Completedworks documents the beauty and complexity of the everyday through the practice of jewellery and ceramics. Working primarily from recycled materials, the brand's signature pieces gently roll against the tide of convention - using sculptural forms that weave, loop, twist, flow, enfold and expand to explore broader questions about the human condition and trade blows with history, politics and the language of art.
Collection Narrative:
Fold is a comment on memory, society, consumerism and a host of other massive topics. Dramatic silhouettes flow elegantly and effortlessly in a series of pieces that present creases, pleats, ruffles, and layered folds and explore the essences of texture and shape.
Referencing the way drapery has been used by painters to convey movement since the Renaissance, particularly in the sketches of Leonardo da Vinci, Fold is fascinated by the way fabric is folded depending on the particularities of the human condition. Informed by a knowledge of art history, the collection narrates differences in a series of folds: a neat fold in the medieval Dutch portrait, a careless fold in that of a merchant sitting for a renaissance painter - these tell the story not just of a person's mood but also their historical moment.
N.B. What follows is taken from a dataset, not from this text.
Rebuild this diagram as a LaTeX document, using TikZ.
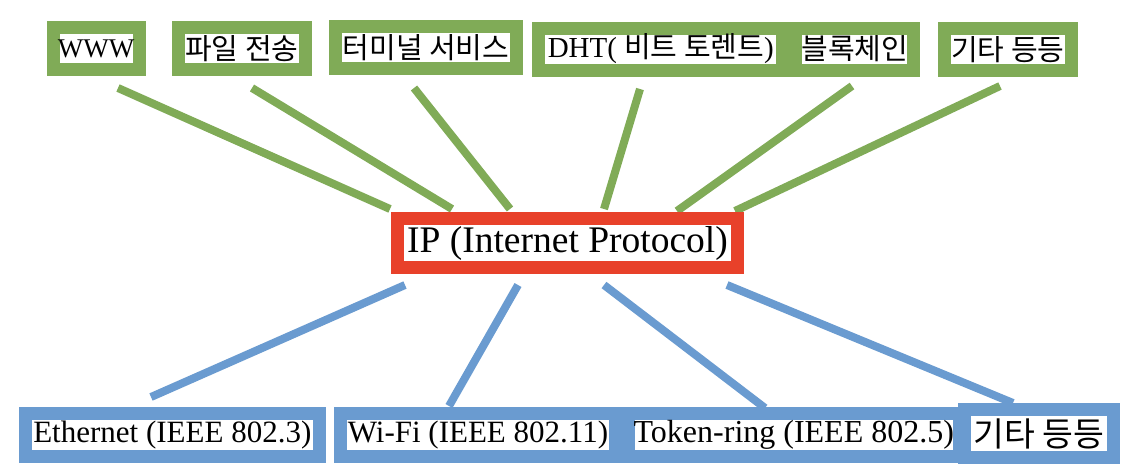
\documentclass[tikz,border=0pt]{standalone}
\usepackage{fontspec}
\setmainfont{Liberation Serif}
\newfontfamily\kr{Noto Sans CJK KR}
\definecolor{boxgreen}{HTML}{80AB57}
\definecolor{boxred}{HTML}{E8412A}
\definecolor{boxblue}{HTML}{6A9BD0}
\newcommand\krt[1]{{\kr #1}}
\begin{document}
\begin{tikzpicture}[x=1pt,y=-1pt,
  box/.style={draw, line width=13pt, fill=white, inner sep=0pt, text=black},
  gbox/.style={box, draw=boxgreen, minimum height=42pt, font=\fontsize{29}{32}\selectfont},
  bbox/.style={box, draw=boxblue, minimum height=42.4pt, font=\fontsize{31}{34}\selectfont},
  rbox/.style={box, draw=boxred, minimum height=48.7pt, minimum width=340.3pt, font=\fontsize{37.5}{40}\selectfont},
  gline/.style={draw=boxgreen, line width=8pt},
  bline/.style={draw=boxblue, line width=8pt}
]
\useasboundingbox (0,0) rectangle (1127,472);

% connector end points
\coordinate (g1a) at (118,88);  \coordinate (g1b) at (390,209);
\coordinate (g2a) at (252,88);  \coordinate (g2b) at (452,209);
\coordinate (g3a) at (414,88);  \coordinate (g3b) at (510,209);
\coordinate (g4a) at (640,89);  \coordinate (g4b) at (604,209);
\coordinate (g5a) at (852,86);  \coordinate (g5b) at (677,211);
\coordinate (g6a) at (1000,86); \coordinate (g6b) at (735,211);
\coordinate (b1a) at (405,285); \coordinate (b1b) at (151,397);
\coordinate (b2a) at (518,285); \coordinate (b2b) at (449,406);
\coordinate (b3a) at (604,285); \coordinate (b3b) at (765,408);
\coordinate (b4a) at (727,285); \coordinate (b4b) at (1013,403);

\draw[gline] (g1a) -- (g1b);
\draw[gline] (g2a) -- (g2b);
\draw[gline] (g3a) -- (g3b);
\draw[gline] (g4a) -- (g4b);
\draw[gline] (g5a) -- (g5b);
\draw[gline] (g6a) -- (g6b);
\draw[bline] (b1a) -- (b1b);
\draw[bline] (b2a) -- (b2b);
\draw[bline] (b3a) -- (b3b);
\draw[bline] (b4a) -- (b4b);

% top boxes
\node[gbox, minimum width=86pt, font=\fontsize{27}{30}\selectfont] (www) at (96.2,48.6) {WWW};
\node[gbox, minimum width=126.7pt] (file) at (241.8,48.6) {\krt{파일 전송}};
\node[gbox, minimum width=180.4pt] (term) at (426,47.8) {\krt{터미널 서비스}};
\node[gbox, minimum width=244pt] (dht) at (660.8,49) {DHT( \krt{비트 토렌트})};
\node[gbox, minimum width=118pt] (block) at (854.8,49) {\krt{블록체인}};
\node[gbox, minimum width=126.7pt] (etc1) at (1007.8,49.2) {\krt{기타 등등}};

% center box
\node[rbox] (ip) at (567.5,243.2) {IP (Internet Protocol)};

% bottom boxes
\node[bbox, minimum width=294.3pt] (eth) at (172.3,435) {Ethernet (IEEE 802.3)};
\node[bbox, minimum width=274.4pt] (wifi) at (478,435) {Wi-Fi (IEEE 802.11)};
\node[bbox, minimum width=331.3pt, font=\fontsize{32}{35}\selectfont] (token) at (793.8,435) {Token-ring (IEEE 802.5)};
\node[bbox, minimum width=149pt, minimum height=48pt, font=\fontsize{33.5}{36}\selectfont] (etc2) at (1038.7,433.8) {\krt{기타 등등}};
\end{tikzpicture}
\end{document}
Combining with the history of painting, the collection also investigates the writings of Georges Perec's and his exploration and documentation of the everyday and "that which is generally not taken note of, that which is not noticed, that which has no importance". Referring back to Perec's work, household cloths, folded bedsheets and hair scrunchies are used as motifs throughout Fold - not only for their ability to capture qualities of form, light and atmosphere, but for their material and everyday presence.
Fold uses a combination of materials including ceramics, pearls and precious stones - moving fluidly between the disciplines of jewellery and sculpture. The colours of the ceramics are rendered in green, blues and whites - bands of pure colour that recall the light and shadows in the vegetable garden of the designer's grandmother in Devon.